#### Written instruction
Which lines hold the word "this"? Copy each of them from the material.

#### Recorded data
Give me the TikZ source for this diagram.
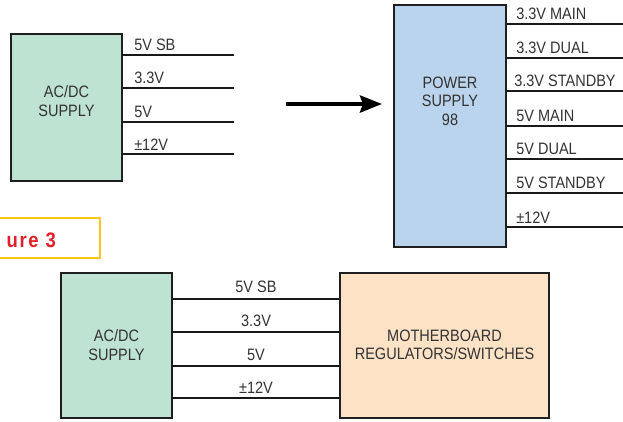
\documentclass[tikz,border=0pt]{standalone}
\usepackage{fontspec}
\setmainfont{Liberation Sans}[FakeStretch=0.88]
\usetikzlibrary{positioning,arrows.meta}
\definecolor{acgreen}{RGB}{190,227,211}
\definecolor{psblue}{RGB}{185,212,236}
\definecolor{mbpeach}{RGB}{253,226,198}
\definecolor{figred}{RGB}{227,32,42}
\definecolor{figyellow}{RGB}{250,196,30}

\begin{document}
\begin{tikzpicture}
    [x=1pt, y=-1pt,
    box/.style={draw=black!88, line width=2.8pt, inner sep=0pt},
    wire/.style={line width=1.7pt, black!90},
    lbl/.style={inner sep=0pt, text=black!80, font=\fontsize{16.5}{18.5}\selectfont},
    tag/.style={lbl, above right=3pt and 10pt}]
        \useasboundingbox (0,0) rectangle (623,421);

        %% AC/DC supply, old style
        \node[box, fill=acgreen, minimum width=111pt, minimum height=147pt] (AC) at (66.5,107.5) {};
        \node[lbl, align=center] (ACtext) at (66.5,101) {AC/DC\\SUPPLY};
        \coordinate (a1) at (234,55);
        \coordinate (a2) at (234,88);
        \coordinate (a3) at (234,122);
        \coordinate (a4) at (234,154);
        \draw[wire] (AC.east |- a1) -- (a1) node[pos=0, tag] {5V SB};
        \draw[wire] (AC.east |- a2) -- (a2) node[pos=0, tag] {3.3V};
        \draw[wire] (AC.east |- a3) -- (a3) node[pos=0, tag] {5V};
        \draw[wire] (AC.east |- a4) -- (a4) node[pos=0, tag] {±12V};

        %% arrow
        \coordinate (arrL) at (286,104);
        \coordinate (arrR) at (382,104);
        \draw[line width=4pt, -{Stealth[length=22pt, width=17pt, inset=3pt]}] (arrL) -- (arrR);

        %% Power Supply 98
        \node[box, fill=psblue, minimum width=112pt, minimum height=242pt] (PS) at (450,126) {};
        \node[lbl, align=center] (PStext) at (450,101) {POWER\\SUPPLY\\98};
        \coordinate (p1) at (623,24);
        \coordinate (p2) at (623,58);
        \coordinate (p3) at (623,91);
        \coordinate (p4) at (623,126);
        \coordinate (p5) at (623,159);
        \coordinate (p6) at (623,193);
        \coordinate (p7) at (623,227);
        \draw[wire] (PS.east |- p1) -- (p1) node[pos=0, tag, above right=3pt and 8pt] {3.3V MAIN};
        \draw[wire] (PS.east |- p2) -- (p2) node[pos=0, tag, above right=3pt and 8pt] {3.3V DUAL};
        \draw[wire] (PS.east |- p3) -- (p3) node[pos=0, tag, above right=3pt and 6pt] {3.3V STANDBY};
        \draw[wire] (PS.east |- p4) -- (p4) node[pos=0, tag, above right=3pt and 8pt] {5V MAIN};
        \draw[wire] (PS.east |- p5) -- (p5) node[pos=0, tag, above right=3pt and 8pt] {5V DUAL};
        \draw[wire] (PS.east |- p6) -- (p6) node[pos=0, tag, above right=3pt and 8pt] {5V STANDBY};
        \draw[wire] (PS.east |- p7) -- (p7) node[pos=0, tag, above right=3pt and 8pt] {±12V};

        %% figure tag
        \draw[figyellow, line width=2pt] (-5,218) rectangle (100,258);
        \node[inner sep=0pt, anchor=east, text=figred,
              font=\fontsize{21}{23}\selectfont\bfseries\addfontfeature{LetterSpace=8}] (fig) at (56,240) {ure 3};

        %% new style: supply and motherboard
        \node[box, fill=acgreen, minimum width=111pt, minimum height=145pt] (AC2) at (116.5,345.5) {};
        \node[lbl, align=center] (AC2text) at (116.5,345) {AC/DC\\SUPPLY};
        \node[box, fill=mbpeach, minimum width=209pt, minimum height=145pt] (MB) at (444.5,345.5) {};
        \node[lbl, align=center] (MBtext) at (444.5,345) {MOTHERBOARD\\REGULATORS/SWITCHES};
        \coordinate (b1) at (0,299);
        \coordinate (b2) at (0,332);
        \coordinate (b3) at (0,366);
        \coordinate (b4) at (0,398);
        \draw[wire] (AC2.east |- b1) -- node[lbl, above=5pt] {5V SB} (MB.west |- b1);
        \draw[wire] (AC2.east |- b2) -- node[lbl, above=4pt] {3.3V} (MB.west |- b2);
        \draw[wire] (AC2.east |- b3) -- node[lbl, above=4pt] {5V} (MB.west |- b3);
        \draw[wire] (AC2.east |- b4) -- node[lbl, above=4pt] {±12V} (MB.west |- b4);
    \end{tikzpicture}
\end{document}
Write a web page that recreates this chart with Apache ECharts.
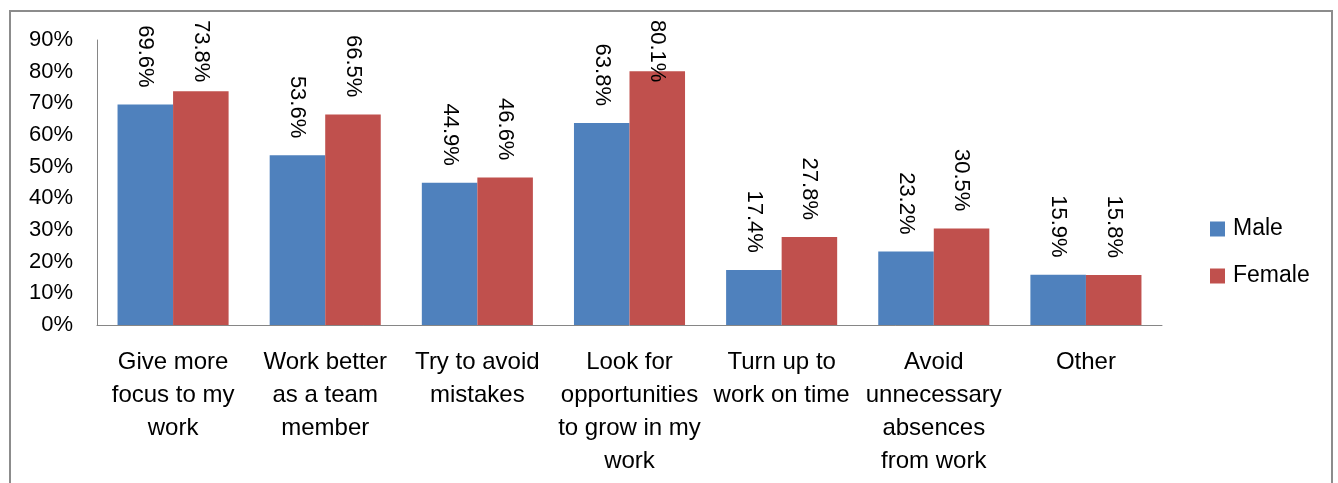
<!DOCTYPE html>
<html>
<head>
<meta charset="utf-8">
<script src="https://cdn.jsdelivr.net/npm/echarts@6/dist/echarts.min.js"></script>
<style>
  html, body { margin: 0; padding: 0; background: #ffffff; }
  #chart { width: 1338px; height: 483px; }
</style>
</head>
<body>
<div id="chart"></div>
<script>
// Survey responses by gender (percent of respondents)
const categories = [
  'Give more\nfocus to my\nwork',
  'Work better\nas a team\nmember',
  'Try to avoid\nmistakes',
  'Look for\nopportunities\nto grow in my\nwork',
  'Turn up to\nwork on time',
  'Avoid\nunnecessary\nabsences\nfrom work',
  'Other'
];
const maleValues = [69.6, 53.6, 44.9, 63.8, 17.4, 23.2, 15.9];
const femaleValues = [73.8, 66.5, 46.6, 80.1, 27.8, 30.5, 15.8];
const seriesNames = ['Male', 'Female'];
const seriesColors = ['#4F81BD', '#C0504D'];
const yTicks = { min: 0, max: 90, interval: 10 };

const FONT = '"Liberation Sans", Arial, sans-serif';
const LABEL_FONT_SIZE = 22;
const LABEL_GAP = 17;
const LABEL_TOP_LIMIT = 20;

const fmtPct = v => v.toFixed(1) + '%';

const chart = echarts.init(document.getElementById('chart'), null, { renderer: 'canvas' });

const valueLabel = {
  show: true,
  position: 'top',
  distance: LABEL_GAP,
  rotate: -90,
  align: 'right',
  verticalAlign: 'middle',
  color: '#000000',
  fontFamily: FONT,
  fontSize: LABEL_FONT_SIZE,
  formatter: p => fmtPct(p.value)
};

const barSeries = (values, idx) => ({
  name: seriesNames[idx],
  type: 'bar',
  data: values,
  barWidth: '36.5%',
  barGap: '0%',
  itemStyle: { color: seriesColors[idx] },
  label: valueLabel
});

chart.setOption({
  animation: false,
  backgroundColor: '#ffffff',
  textStyle: { fontFamily: FONT },
  graphic: [{
    type: 'rect',
    shape: { x: 10, y: 11, width: 1322, height: 500 },
    style: { fill: 'none', stroke: '#8c8c8c', lineWidth: 2 },
    silent: true
  }],
  grid: { left: 97, right: 176, top: 40, bottom: 158, containLabel: false },
  legend: {
    orient: 'vertical',
    left: 1205,
    top: 212,
    icon: 'rect',
    itemWidth: 15,
    itemHeight: 15,
    itemGap: 23,
    textStyle: { fontFamily: FONT, fontSize: 23, color: '#000000', lineHeight: 24, padding: [0, 0, 0, 3] },
    data: seriesNames
  },
  xAxis: {
    type: 'category',
    data: categories,
    axisLine: { lineStyle: { color: '#868686', width: 1 } },
    axisTick: { show: false },
    axisLabel: {
      interval: 0,
      color: '#000000',
      fontFamily: FONT,
      fontSize: 24,
      lineHeight: 33,
      margin: 21,
      align: 'center'
    }
  },
  yAxis: {
    type: 'value',
    min: yTicks.min,
    max: yTicks.max,
    interval: yTicks.interval,
    splitLine: { show: false },
    axisLine: { show: true, lineStyle: { color: '#868686', width: 1 } },
    axisTick: { show: false },
    axisLabel: {
      color: '#000000',
      fontFamily: FONT,
      fontSize: 22,
      margin: 24,
      padding: [6, 0, 0, 0],
      formatter: '{value}%'
    }
  },
  series: [barSeries(maleValues, 0), barSeries(femaleValues, 1)]
});

// Labels that would run past the top of the frame are pulled down so they
// stay inside it, even if that means overlapping their bar.
const ctx = document.createElement('canvas').getContext('2d');
ctx.font = LABEL_FONT_SIZE + 'px ' + FONT;
const fitted = values => values.map((v, i) => {
  const barTop = chart.convertToPixel({ gridIndex: 0 }, [i, v])[1];
  const textLen = ctx.measureText(fmtPct(v)).width;
  const room = barTop - LABEL_TOP_LIMIT - textLen;
  return { value: v, label: { distance: Math.min(LABEL_GAP, room) } };
});
chart.setOption({
  series: [{ data: fitted(maleValues) }, { data: fitted(femaleValues) }]
});
</script>
</body>
</html>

#### Response below
Give me the TikZ source for this diagram.
Write a web page that recreates this chart with Apache ECharts.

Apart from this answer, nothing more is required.